Note ben conosciute a tutto il pubblico invadono la sala del teatro quando le luci sono ancora accese lasciando entrare immediatamente la platea nella vicenda: comincia così la versione teatrale di Mine vaganti di Ferzan Özpetek che al debutto al Teatro Ambra Jovinelli di Roma (repliche final 1 marzo) si conferma un grande successo.
Certamente lusinghiero, ma anche rischioso per Özpetek debuttare nella regia teatrale portando dal grande schermo al palcoscenico il suo più grande successo cinematografico che a distanza di dieci anni appare sempre fresco e intenso il regista turco però non ha confezionato uno spettacolo che emulasse meramente il film evitando il rischio con dall’inizio strutturando la vicenda attraverso un lungo flash back del protagonista Tommaso che si interseca con i ricordi, con i dialoghi con gli altri personaggi, alternandosi alle scene evocate dal passato.
In questo modo l’intenzione fra l’io narrante di Tommaso e gli altri personaggi che popolano via via il palcoscenico, resta sempre costante e il ritmo dello spettacolo sempre serrato e ricco di movimento per una grande commedia corale che parla di sentimenti, di famiglia, di pregiudizi, ma anche di crescita e di maturità.
La storia si dipana sotto gli occhi attenti degli spettatori attraverso scene ben note: al centro, la famiglia Cantone, proprietaria di un grosso pastificio, con le sue radicate tradizioni culturali alto borghesi e un padre che vuole lasciare in eredità la direzione dell’azienda ai due figli.

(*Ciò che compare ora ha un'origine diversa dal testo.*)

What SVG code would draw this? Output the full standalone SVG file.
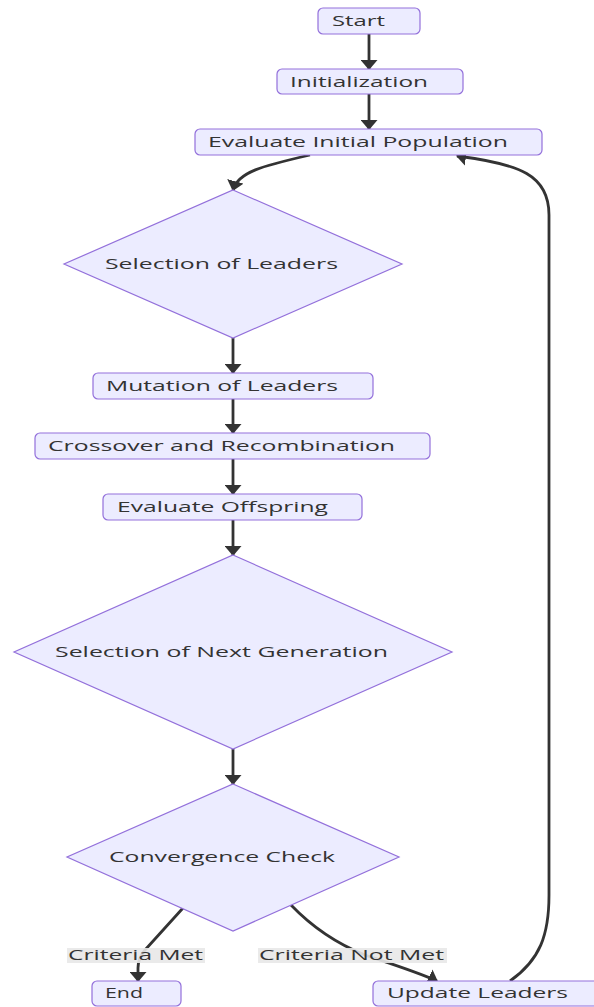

Ma il primogenito si dichiara omosessuale battendo sul tempo proprio il figlio minore tornato da Roma appositamente per confessare alla famiglia la sua omosessualità. E da lì, tutto cambia.
Certamente tutti i personaggi in scena richiamano volutamente la fisicità e il look degli attori del film rendendo ogni personaggi immediatamente identificabile, ma l’approccio di Özpetk, che si è rivelato vincente è di aver lavorato per sottrazione spostando la storia dal Salento a un piccolo centro e in qualche modo creando un buon equilibrio fra i dialoghi del film, con alcune battute entrate nell’immaginario collettivo e attese dal pubblico e altre scene di raccordo che vengono introdotte nella versione teatrale.
Il pubblico in questo modo si sente coccolato e non tradito aspettando tanti dialoghi noti e tante scene spassose, ma a tempo stesso si trova ad essere sollecitato nell’attenzione costante all’andamento dello spettacolo.
Molto è evocato, qualcosa è cambiato, ma sostanzialmente affidandosi a un ottimo cast corale, Özpetek riesce a mantenere inalterata la brillantezza di una grande commedia italiana all’interno del quale colloca tante questioni diverse, i conti con la famiglia, il desiderio di libertà e l’affermazione della propria identità, il giudizio della società, i pregiudizi.
Gli attori si muovono lungo le ampie scene con lunghi tendaggi bianchi di Luigi Ferrigno illuminate Pasquale Mari che regalano un senso di libertà all’allestimento ove anche la platea diventa protagonista, invasa via via dagli attori.
Anche il cast, prezioso, si rivela particolarmente adatto per la versione teatrale con Francesco Pannofino che gigioneggia nella parte di Vincenzo, capofamiglia Cantone, la sempre brava Paola Minaccioni nel ruolo della madre Stefania e l’ottima Caterina Vertova nel più bel ruolo pensato dal regista, quello della nonna, la mina vagante per eccellenza (Ilaria Occhini sullo schermo), emulando in qualche modo non solo la fisicità sofisticata, ma anche la voce della grande Ilaria Occhini dello schermo.
Nel cast anche Giorgio Marchesi (per lui una cameo nella pellicola nel ruolo di Nicola) che qui si confronta con il ruolo del fratello maggiore, ma anche tanti altri giovani con Antonio Musella nel ruolo di Tommaso e i giovani Roberta Astuti, Sarah Falanga, Mimma Lovoi, Francesco Maggi, Luca Pantini, Edoardo Purgatori.
Se Özpetk affronta con sensibilità quella che sembra essere una commedia dolce amara, è anche vero che non resiste mai anche nella versione teatrale all’inserimento dei suoi tradizionali personaggi omosessuali che vengono (proprio come nel film) fin troppo caricati fino a diventare quasi delle parodie di loro stessi andando in qualche modo a sminuire forse l’importante messaggio di accettazione della sessualità. Operazione che tuttavia, strizzando l’occhio al pubblico, ne scatena l’ilarità coinvolgendolo in ogni dove..
In scena final 1 marzo, con un debutto sold out e due recite straordinarie andate esaurite, Mine vaganti si conferma uno spettacolo intelligente e ben confezionato, di certo uno grandi successi di stagione del Teatro Ambra Jovinelli di Roma.